• [Entries]:
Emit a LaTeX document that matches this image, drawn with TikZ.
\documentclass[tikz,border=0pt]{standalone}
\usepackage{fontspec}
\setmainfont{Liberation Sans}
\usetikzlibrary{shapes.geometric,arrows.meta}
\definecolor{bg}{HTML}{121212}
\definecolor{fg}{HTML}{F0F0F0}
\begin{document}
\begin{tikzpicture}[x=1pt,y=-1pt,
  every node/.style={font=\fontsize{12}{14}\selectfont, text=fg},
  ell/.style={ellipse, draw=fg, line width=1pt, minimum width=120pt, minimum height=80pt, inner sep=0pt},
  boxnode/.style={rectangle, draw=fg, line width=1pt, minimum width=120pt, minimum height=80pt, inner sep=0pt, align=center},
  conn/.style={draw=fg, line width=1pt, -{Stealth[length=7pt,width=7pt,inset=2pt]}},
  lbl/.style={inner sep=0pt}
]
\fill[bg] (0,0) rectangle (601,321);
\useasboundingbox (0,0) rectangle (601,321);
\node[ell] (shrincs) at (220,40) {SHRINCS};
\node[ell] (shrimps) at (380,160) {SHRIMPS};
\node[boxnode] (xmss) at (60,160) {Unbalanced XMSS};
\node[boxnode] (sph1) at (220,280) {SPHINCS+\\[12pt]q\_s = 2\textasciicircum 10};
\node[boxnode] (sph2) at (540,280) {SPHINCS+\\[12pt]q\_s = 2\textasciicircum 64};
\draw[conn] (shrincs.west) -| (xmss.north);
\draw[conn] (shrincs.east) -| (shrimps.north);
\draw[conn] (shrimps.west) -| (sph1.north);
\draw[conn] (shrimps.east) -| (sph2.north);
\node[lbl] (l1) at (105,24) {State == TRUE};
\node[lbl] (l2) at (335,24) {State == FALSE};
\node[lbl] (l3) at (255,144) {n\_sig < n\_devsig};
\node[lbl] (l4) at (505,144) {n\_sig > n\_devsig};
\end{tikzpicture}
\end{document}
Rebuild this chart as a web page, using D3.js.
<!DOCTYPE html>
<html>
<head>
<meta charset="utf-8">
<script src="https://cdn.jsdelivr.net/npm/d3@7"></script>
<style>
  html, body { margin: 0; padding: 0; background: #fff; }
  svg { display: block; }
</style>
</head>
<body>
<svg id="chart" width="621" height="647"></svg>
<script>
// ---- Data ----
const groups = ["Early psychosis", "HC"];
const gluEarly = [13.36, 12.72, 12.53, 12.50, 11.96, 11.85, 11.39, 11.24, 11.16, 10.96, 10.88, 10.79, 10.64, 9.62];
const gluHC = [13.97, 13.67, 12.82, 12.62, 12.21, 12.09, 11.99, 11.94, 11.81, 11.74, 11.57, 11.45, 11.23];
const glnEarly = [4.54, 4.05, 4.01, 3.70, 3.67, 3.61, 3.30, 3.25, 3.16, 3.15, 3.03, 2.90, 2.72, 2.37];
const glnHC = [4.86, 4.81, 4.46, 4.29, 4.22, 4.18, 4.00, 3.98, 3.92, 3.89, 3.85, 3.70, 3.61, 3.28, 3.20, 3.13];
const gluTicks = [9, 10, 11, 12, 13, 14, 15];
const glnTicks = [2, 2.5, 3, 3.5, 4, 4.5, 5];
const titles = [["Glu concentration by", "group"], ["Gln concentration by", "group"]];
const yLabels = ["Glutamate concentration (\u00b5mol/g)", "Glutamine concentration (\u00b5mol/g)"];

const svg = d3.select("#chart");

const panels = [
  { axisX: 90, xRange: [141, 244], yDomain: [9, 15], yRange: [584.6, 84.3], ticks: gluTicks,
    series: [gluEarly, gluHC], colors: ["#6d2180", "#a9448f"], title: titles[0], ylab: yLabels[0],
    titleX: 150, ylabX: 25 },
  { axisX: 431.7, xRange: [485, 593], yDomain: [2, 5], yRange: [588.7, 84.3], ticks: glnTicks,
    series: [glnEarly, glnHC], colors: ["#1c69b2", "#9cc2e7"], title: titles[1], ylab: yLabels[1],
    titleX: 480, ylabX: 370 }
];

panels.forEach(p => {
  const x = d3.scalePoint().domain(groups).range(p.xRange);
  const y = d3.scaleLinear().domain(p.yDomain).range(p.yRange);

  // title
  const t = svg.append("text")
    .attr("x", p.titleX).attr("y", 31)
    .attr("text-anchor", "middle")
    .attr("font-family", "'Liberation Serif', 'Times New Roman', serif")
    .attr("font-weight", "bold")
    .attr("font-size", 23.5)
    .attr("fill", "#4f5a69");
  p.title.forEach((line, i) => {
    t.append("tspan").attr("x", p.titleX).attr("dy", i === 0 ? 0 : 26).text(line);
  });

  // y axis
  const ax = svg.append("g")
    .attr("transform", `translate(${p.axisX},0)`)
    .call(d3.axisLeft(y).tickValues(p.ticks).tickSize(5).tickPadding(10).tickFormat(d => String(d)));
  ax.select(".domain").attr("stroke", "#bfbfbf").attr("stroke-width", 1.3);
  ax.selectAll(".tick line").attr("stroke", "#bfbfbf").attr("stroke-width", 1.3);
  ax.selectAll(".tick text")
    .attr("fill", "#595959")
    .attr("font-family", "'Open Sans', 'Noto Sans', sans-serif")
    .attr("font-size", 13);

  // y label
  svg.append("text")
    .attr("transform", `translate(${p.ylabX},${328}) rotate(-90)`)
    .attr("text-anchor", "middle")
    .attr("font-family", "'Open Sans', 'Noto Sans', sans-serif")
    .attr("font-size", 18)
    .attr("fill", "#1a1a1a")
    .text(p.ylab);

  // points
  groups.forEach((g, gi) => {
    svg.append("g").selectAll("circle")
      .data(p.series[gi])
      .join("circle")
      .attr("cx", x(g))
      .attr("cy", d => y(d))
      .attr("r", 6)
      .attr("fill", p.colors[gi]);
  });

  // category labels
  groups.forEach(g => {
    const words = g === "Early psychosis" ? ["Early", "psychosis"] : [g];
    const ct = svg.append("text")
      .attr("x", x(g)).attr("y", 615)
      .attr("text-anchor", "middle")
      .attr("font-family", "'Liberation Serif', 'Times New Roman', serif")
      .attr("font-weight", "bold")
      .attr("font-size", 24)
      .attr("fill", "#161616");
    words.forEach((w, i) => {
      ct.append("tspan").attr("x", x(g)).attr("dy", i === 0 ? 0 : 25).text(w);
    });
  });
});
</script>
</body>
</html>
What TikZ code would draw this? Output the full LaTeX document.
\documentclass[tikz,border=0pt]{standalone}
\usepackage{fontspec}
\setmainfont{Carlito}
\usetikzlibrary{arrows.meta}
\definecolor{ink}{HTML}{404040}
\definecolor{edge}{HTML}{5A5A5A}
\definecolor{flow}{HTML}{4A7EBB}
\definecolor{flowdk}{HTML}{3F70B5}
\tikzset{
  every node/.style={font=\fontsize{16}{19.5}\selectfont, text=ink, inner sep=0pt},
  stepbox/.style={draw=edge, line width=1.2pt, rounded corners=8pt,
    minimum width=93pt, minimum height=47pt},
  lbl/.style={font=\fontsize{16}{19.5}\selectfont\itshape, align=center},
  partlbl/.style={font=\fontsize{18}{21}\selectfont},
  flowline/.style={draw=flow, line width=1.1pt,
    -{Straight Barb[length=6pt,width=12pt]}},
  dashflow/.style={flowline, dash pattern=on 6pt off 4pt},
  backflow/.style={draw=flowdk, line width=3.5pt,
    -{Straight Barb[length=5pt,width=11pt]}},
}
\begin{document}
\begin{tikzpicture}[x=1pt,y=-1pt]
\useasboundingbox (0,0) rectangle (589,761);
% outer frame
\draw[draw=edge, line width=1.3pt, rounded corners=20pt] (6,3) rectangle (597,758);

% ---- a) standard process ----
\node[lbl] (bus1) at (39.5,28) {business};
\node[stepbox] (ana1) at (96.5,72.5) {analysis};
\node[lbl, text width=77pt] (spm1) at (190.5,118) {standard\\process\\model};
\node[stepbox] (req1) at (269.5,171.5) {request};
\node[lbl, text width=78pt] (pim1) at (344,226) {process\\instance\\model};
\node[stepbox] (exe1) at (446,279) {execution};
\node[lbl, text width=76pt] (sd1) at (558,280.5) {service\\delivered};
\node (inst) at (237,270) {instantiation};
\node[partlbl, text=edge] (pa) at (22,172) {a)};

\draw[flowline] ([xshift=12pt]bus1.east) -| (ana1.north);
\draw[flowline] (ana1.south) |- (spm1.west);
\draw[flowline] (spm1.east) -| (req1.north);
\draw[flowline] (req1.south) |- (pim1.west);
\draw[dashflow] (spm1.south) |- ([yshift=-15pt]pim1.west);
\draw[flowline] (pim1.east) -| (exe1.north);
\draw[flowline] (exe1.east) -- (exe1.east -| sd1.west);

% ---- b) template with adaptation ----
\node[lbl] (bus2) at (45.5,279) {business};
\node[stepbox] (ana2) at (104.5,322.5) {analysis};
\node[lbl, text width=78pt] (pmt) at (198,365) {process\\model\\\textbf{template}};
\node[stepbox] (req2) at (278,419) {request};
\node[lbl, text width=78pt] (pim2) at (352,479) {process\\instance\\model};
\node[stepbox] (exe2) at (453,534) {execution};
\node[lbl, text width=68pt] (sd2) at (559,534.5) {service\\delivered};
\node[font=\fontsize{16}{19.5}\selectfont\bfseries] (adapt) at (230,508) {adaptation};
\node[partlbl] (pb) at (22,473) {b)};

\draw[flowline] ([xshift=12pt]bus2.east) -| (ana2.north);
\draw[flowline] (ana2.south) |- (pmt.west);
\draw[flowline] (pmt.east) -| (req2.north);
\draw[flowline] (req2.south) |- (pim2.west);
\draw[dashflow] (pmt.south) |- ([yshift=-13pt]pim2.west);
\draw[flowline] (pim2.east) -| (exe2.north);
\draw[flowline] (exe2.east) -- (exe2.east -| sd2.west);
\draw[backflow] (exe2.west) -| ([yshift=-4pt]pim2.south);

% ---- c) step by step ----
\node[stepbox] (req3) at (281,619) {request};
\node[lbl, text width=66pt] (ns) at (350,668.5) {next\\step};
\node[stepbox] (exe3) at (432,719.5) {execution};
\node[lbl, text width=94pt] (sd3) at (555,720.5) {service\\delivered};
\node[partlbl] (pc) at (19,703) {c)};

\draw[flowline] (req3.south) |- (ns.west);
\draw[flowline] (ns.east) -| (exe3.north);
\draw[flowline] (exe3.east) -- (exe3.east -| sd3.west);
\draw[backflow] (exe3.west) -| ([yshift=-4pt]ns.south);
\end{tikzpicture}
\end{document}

---

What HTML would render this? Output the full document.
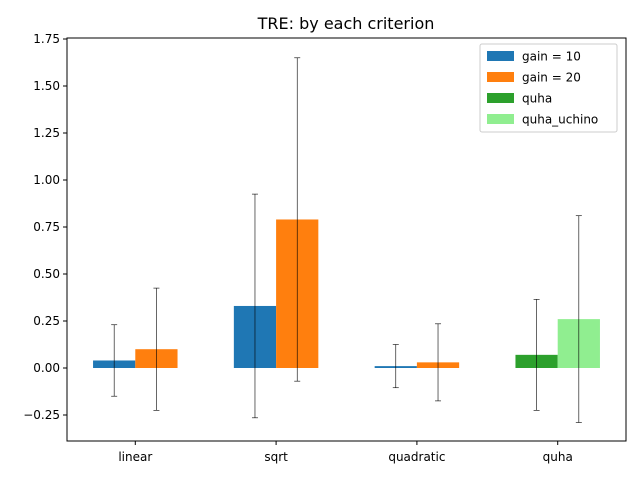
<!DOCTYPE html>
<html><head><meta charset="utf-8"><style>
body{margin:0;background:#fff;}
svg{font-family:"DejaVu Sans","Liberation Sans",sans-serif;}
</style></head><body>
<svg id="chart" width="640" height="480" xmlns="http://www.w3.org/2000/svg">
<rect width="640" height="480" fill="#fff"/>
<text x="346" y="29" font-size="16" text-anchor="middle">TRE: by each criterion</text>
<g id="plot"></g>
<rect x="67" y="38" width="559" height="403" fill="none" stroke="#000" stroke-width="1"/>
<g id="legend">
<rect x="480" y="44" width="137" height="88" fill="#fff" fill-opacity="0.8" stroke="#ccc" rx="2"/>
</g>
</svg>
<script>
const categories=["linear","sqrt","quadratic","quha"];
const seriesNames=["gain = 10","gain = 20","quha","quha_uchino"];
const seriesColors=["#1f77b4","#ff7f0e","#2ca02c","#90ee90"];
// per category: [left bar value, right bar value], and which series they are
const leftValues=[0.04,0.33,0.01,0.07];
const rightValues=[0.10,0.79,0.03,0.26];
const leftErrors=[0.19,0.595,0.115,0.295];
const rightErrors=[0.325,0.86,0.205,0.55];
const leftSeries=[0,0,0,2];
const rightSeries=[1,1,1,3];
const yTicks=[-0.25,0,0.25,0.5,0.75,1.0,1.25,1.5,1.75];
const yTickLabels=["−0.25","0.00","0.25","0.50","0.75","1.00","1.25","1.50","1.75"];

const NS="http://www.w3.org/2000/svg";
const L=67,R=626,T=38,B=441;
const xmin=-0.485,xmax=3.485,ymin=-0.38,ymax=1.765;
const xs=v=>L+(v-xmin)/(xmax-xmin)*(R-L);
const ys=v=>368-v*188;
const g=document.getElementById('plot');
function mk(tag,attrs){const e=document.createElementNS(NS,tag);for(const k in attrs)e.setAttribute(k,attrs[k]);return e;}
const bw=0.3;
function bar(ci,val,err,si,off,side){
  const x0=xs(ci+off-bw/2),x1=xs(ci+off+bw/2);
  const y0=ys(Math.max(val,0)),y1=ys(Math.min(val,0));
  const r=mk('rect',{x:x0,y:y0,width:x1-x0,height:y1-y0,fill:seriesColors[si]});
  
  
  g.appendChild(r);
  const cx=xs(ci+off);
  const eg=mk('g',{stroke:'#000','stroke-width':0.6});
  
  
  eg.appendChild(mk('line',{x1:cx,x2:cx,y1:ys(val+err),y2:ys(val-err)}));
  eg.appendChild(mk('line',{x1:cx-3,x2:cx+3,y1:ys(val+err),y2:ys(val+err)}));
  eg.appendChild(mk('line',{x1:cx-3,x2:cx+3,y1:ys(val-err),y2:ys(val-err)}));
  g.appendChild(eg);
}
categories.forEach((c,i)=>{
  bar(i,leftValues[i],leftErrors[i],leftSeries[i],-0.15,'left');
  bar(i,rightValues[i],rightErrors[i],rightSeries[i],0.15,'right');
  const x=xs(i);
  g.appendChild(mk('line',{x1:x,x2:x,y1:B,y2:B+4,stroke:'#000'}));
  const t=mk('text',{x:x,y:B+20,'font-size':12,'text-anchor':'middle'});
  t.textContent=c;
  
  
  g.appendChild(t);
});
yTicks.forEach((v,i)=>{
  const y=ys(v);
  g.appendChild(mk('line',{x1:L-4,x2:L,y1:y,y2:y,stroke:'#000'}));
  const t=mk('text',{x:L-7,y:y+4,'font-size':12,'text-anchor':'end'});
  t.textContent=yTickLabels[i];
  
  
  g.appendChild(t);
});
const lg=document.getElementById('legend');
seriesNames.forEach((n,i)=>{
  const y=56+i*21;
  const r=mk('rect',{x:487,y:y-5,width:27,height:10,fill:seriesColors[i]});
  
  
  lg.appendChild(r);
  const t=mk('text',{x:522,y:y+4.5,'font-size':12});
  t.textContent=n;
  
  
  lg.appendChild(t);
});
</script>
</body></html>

• [What you are asked to do]: Note every line above where the string "chart" shows up, and copy those lines.

• [Written response]:
Rebuild this chart as a web page, using D3.js.
<svg id="chart" width="621" height="647"></svg>
const svg = d3.select("#chart");
<svg id="chart" width="640" height="480" xmlns="http://www.w3.org/2000/svg">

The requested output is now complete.